Exercise directions — For this exercise, return only the lines from the line containing "Clone this chart" through the line containing "import * as", both ends included, exactly as they are.

Material supplied —
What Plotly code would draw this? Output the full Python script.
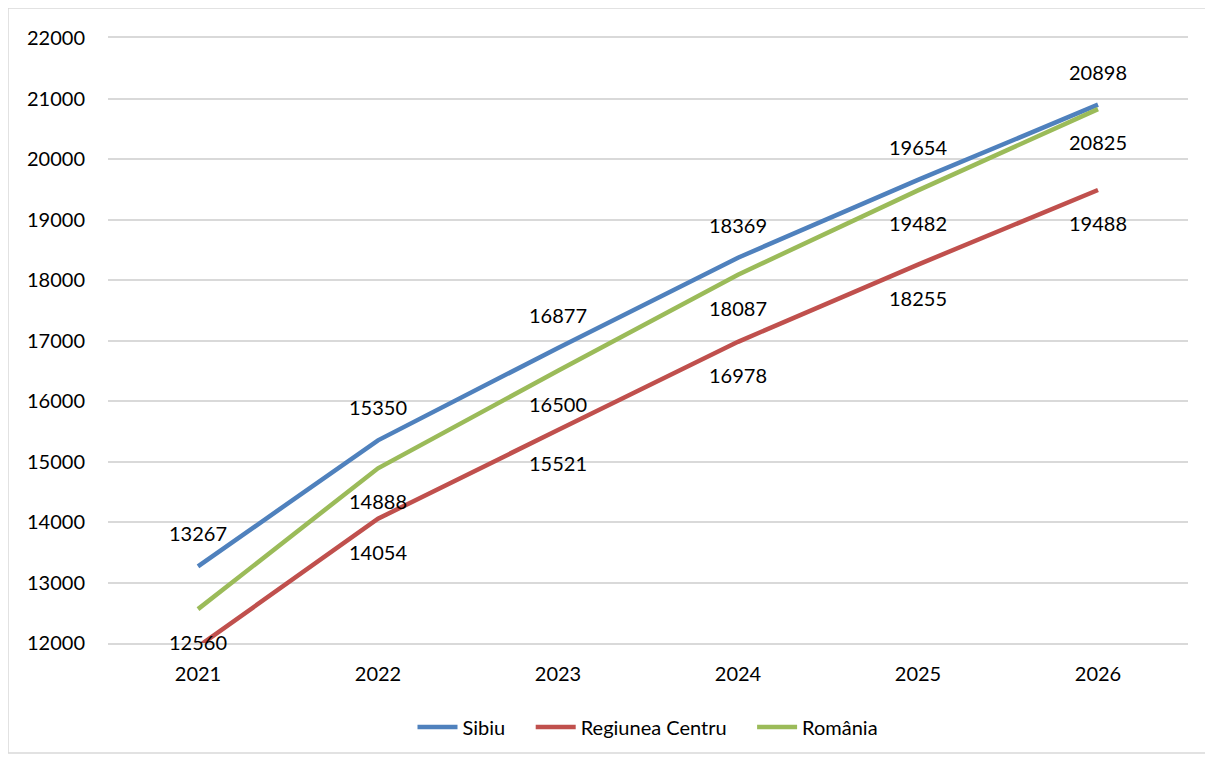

==

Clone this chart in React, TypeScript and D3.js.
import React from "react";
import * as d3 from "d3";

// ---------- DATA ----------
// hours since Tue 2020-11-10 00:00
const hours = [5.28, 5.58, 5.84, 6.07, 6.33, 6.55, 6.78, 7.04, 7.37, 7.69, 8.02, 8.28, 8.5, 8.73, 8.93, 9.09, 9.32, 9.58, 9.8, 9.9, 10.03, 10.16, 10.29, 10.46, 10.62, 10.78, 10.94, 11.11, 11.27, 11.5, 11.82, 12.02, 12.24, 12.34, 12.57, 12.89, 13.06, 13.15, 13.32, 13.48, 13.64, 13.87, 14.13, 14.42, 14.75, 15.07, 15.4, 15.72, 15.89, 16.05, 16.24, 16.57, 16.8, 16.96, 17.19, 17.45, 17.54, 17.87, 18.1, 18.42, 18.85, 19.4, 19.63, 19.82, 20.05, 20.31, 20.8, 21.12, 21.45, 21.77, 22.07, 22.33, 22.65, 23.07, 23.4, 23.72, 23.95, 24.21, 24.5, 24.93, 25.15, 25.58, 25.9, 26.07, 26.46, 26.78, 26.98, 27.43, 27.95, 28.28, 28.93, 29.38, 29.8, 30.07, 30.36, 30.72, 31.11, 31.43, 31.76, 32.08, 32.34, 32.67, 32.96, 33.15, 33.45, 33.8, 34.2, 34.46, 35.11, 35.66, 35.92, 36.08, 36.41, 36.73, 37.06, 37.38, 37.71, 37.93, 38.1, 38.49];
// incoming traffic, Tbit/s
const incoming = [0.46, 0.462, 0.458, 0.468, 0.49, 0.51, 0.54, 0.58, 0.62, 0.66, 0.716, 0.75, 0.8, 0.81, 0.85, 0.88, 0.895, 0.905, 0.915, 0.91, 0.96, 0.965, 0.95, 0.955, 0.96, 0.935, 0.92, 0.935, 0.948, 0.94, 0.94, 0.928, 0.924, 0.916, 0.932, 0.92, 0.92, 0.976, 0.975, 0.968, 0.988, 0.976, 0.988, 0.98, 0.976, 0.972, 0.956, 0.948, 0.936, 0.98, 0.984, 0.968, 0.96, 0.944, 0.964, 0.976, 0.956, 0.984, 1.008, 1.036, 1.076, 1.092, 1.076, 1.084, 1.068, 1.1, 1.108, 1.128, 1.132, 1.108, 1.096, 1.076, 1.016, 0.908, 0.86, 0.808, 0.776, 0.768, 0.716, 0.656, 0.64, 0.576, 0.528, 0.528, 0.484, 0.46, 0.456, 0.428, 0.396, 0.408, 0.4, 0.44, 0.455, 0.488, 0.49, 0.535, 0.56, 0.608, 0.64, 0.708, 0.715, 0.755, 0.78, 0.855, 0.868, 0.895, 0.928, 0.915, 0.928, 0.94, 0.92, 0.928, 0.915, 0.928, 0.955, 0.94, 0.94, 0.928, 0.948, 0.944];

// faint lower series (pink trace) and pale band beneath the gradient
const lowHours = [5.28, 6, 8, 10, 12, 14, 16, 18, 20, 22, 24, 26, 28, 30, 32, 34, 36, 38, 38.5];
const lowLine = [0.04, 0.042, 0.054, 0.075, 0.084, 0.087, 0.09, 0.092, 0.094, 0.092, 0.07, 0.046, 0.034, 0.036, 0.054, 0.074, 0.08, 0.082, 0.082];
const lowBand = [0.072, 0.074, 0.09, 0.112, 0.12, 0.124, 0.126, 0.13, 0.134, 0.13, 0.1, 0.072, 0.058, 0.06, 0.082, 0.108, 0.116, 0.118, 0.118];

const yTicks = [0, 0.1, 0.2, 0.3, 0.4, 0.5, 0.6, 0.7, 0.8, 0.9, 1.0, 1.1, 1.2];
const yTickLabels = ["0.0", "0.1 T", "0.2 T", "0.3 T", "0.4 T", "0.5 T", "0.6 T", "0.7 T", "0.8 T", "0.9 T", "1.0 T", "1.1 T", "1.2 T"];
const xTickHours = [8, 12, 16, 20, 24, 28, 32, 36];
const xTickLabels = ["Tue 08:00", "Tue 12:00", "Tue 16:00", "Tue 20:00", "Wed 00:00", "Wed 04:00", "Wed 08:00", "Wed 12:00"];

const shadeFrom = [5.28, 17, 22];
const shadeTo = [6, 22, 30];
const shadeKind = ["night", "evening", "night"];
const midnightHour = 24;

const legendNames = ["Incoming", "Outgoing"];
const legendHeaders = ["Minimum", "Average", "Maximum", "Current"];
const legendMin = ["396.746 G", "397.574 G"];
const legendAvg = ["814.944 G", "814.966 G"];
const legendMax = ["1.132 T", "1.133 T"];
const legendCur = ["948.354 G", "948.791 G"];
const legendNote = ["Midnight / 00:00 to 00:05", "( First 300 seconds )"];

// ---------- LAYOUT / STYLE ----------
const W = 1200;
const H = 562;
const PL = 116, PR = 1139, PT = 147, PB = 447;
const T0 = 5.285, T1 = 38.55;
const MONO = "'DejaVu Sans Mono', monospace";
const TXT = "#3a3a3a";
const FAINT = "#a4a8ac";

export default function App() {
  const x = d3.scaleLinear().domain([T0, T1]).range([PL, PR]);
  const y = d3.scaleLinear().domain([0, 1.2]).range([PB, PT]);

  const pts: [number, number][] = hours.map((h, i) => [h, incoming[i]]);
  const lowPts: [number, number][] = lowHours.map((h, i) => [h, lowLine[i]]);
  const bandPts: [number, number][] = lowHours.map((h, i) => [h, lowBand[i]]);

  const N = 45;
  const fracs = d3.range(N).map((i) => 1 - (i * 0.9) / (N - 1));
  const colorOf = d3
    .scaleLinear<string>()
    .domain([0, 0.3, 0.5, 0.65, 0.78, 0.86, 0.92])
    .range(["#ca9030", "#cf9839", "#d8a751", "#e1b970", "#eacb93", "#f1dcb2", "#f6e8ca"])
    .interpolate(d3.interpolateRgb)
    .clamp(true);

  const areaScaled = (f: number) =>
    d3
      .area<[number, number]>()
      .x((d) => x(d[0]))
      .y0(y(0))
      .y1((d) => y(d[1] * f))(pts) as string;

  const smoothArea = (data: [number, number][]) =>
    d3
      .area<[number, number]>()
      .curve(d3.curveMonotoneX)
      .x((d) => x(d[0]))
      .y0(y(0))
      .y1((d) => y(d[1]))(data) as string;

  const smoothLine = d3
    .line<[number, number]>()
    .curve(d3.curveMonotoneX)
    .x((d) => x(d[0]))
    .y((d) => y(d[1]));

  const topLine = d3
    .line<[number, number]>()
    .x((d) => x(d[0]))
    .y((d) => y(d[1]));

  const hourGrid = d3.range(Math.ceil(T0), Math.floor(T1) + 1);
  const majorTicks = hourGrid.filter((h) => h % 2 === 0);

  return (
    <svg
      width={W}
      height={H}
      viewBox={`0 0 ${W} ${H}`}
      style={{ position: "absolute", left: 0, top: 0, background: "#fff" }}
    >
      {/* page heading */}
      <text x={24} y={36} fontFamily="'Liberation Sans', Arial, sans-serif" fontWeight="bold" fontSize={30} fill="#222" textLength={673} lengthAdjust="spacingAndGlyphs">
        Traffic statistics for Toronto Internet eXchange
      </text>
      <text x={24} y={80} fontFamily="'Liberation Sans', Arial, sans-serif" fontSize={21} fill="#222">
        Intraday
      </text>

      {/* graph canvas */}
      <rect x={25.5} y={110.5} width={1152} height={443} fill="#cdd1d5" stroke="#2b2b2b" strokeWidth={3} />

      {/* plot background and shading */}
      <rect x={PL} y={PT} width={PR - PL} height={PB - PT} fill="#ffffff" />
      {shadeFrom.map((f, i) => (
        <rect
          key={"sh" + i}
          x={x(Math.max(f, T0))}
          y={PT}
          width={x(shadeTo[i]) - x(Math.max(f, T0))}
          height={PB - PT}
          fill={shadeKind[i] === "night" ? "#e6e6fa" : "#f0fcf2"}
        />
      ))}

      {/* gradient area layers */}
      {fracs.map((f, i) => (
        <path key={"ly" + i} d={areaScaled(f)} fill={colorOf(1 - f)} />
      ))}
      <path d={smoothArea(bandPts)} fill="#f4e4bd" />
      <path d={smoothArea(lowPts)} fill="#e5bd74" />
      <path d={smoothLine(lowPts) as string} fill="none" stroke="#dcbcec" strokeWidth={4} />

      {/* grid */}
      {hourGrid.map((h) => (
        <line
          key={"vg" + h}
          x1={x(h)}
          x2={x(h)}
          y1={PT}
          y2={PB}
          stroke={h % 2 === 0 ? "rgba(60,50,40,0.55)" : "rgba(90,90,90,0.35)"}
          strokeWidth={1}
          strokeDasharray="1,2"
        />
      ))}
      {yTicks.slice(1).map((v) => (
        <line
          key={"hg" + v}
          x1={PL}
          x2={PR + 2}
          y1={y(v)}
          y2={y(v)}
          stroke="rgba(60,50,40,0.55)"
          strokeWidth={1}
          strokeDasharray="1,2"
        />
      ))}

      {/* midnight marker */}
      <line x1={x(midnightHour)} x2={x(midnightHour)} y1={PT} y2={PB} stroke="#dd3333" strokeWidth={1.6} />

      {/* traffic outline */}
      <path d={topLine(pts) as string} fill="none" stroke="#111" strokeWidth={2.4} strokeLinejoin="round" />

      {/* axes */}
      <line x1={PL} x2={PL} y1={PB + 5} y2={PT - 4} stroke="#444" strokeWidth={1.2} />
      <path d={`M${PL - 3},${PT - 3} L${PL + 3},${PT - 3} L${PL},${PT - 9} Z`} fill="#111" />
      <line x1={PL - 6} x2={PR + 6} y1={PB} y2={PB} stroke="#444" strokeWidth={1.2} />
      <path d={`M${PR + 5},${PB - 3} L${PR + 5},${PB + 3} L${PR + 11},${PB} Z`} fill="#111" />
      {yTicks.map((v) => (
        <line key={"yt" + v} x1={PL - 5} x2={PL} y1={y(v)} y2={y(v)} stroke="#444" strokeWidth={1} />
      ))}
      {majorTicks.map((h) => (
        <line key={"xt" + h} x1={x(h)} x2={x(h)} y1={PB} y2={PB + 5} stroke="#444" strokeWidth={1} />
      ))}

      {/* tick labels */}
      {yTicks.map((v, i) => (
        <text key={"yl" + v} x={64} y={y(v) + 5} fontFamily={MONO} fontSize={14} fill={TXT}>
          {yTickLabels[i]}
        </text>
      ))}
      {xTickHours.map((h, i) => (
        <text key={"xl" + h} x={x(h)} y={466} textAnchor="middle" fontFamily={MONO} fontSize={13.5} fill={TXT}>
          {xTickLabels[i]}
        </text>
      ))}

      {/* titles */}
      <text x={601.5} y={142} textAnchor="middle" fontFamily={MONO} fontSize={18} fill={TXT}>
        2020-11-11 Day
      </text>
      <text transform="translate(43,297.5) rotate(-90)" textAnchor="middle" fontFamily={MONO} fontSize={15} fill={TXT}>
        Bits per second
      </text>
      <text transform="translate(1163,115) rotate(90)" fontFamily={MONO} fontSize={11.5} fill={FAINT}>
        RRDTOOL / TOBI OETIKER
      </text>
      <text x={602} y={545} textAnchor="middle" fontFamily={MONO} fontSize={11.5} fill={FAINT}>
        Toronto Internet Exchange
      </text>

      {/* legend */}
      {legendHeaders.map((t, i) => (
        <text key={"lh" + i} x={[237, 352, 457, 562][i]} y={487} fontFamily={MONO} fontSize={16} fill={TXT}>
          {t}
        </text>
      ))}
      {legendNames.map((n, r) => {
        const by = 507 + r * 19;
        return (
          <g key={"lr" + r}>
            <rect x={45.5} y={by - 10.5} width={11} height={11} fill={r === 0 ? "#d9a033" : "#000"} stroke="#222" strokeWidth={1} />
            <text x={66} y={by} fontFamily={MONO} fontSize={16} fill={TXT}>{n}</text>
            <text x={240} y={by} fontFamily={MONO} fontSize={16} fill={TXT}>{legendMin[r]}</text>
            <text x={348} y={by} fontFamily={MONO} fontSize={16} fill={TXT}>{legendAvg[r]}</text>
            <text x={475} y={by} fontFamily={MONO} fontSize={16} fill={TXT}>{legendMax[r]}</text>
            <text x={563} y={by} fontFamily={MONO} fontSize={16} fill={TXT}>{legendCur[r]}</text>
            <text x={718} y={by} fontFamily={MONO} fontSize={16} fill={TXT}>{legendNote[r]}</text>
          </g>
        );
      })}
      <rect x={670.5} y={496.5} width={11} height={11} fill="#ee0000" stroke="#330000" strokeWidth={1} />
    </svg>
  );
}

Reply —
Clone this chart in React, TypeScript and D3.js.
import React from "react";
import * as d3 from "d3";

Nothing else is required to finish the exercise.